Im Gegensatz zur Hochstraße sorgte der Transformator nahe der Schule an der Kirchstraße vor seiner Errichtung für einigen Wirbel. So wandte sich Hauptlehrer Horst im April 1911 schriftlich an Bürgermeister Ernst Klein, der Schulplatz sei eh schon zu klein, etwaige Geräusche des Transformators würden den Unterricht stören und der Bau des Turms könnte die Kinder gefährden (in: Bauakte Kirchstraße - Transformatorenturm, 1911). Allerdings waren die Proteste genauso vergebens wie gegenstandslos. Weder während noch nach Errichtung des Turms kam es zu Unfällen oder Störungen.

* Messerreider: Arbeiter, der ausschließlich Messer produziert.

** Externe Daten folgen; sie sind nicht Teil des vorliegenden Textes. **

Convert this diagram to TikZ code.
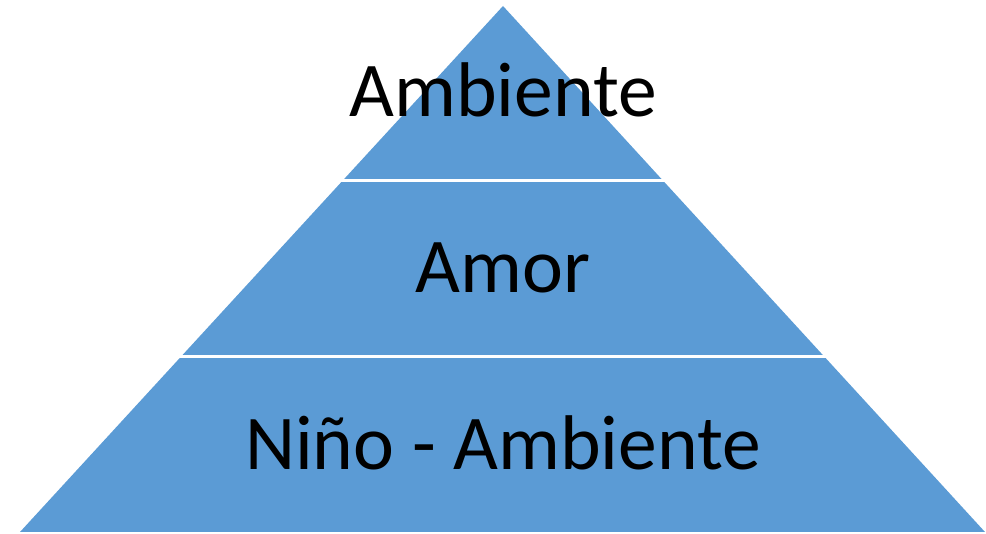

Die Elektrifizierung Leichlingens

Wie in den umliegenden Gemeinden Solingen, Wald, Gräfrath, Ohligs und Höhscheid, lieferte das Bergische Elektrizitäts-Werk m.b.H. (B.E.W.) als Stromproduzent hiernach Strom nach Leichlingen, wobei es die Zuleitungen bis an die Häuser der Abnehmer ausbaute. Da die Stadt nicht in der Lage war, die Überlandleitungen selbst zu errichten, erhielt das Werk die Erlaubnis, diese an öffentlichen Straßen und Wege zu errichten. Auch rechneten die Bergischen Elektrizitätswerke direkt bei den Kunden ab - aus heutiger Sicht war das Elektrizitätswerk damit gleichermaßen Produzent, Netzbetreiber und Dienstleister.

Für die von der Stadt an das Werk erteilte alleinige Nutzungsberechtigung der Straßen und Wege erhielt Leichlingen im Gegenzug eine kostenlose Beleuchtung der Straßen. Zudem war die Stadt zu einem gewissen Prozentsatz an den Gewinnen beteiligt. Die kostenlose Straßenbeleuchtung entfiel später zugunsten eines allgemeinen Preisnachlasses bei den städtischen Stromkosten.

Krautmacher beschreibt die „elektrisierte“ Atmosphäre um 1905 wie folgt:

„Die Überlandleitungen des B.E.W. Solingen nach Leichlingen und die Transformatorenstation[en] … waren schon bald … errichtet, und es erstrahlten im Jahre 1901 die ersten Gebäude, von alt und jung bewundert im Lichte der Elektrizität. Nicht nur die Industrie und das Gewerbe, sondern auch schon manche Hausbesitzer und Wohnungsinhaber wurden Stromabnehmer. Es brannten die elektrischen Lampen auf Straßen und Plätzen, in den Schaufenstern, auf den Arbeitsplätzen der Büros und Betriebe der Verwaltungen wie auch in der Kirche. Auch der Leichlinger Bahnhof erstrahlte seit dem Frühjahr 1905 im elektrischen Licht.“ (Paul Krautmacher: Leichlingen - Wachstum und Fortschritt in Freud und Leid, Leichlingen 1995, S. 96 ff.)

Kurzum: Leichlingen war - neben dem Eisenbahnanschluss von 1867 - endgültig in der „Moderne“ angekommen. Neben dem Licht, das des Nachts nicht nur bessere Sicht brachte, sondern auch mehr Sicherheit zeitigte, waren es vor allem die elektrischen Motoren, die einen neueren Entwicklungsschub in der Stadt bewirkten: Die neu gewonnene Unabhängigkeit von der Wasserkraft eröffnete für viele Unternehmen neue Chancen, sodass sich eine Reihe an neuen Firmen und Handwerkern ansiedelten. Weite Wege von Kotten und Mühlen entfielen, Heimarbeiter wurden unabhängig von der natürlichen Kraft des Wupperwassers. Allein große Unternehmen wie die Färberei Römer oder die Firma Rosendahl in Balken durften weiterhin Strom in Eigenregie mittels Wasserturbinen erzeugen.

In nur 6 Jahren stieg bis 1908 die Zahl der elektrischen Motor- und Kleinbetriebe in Leichlingen von sieben auf 68, und i Im Jahr 1913 waren es derer bereits 138. Im gleichen Zeitraum wuchs die Zahl der Privatanschlüsse von 29 auf 130 Abnehmer an (1903-1908). Die Elektrifizierung Leichlingens bedeutete eine Erfolgsgeschichte - in den wenigen Jahren bis Kriegsausbruch 1914 schlossen sich viele Häuser, Geschäfte und Firmen der neuen Energieversorgung an.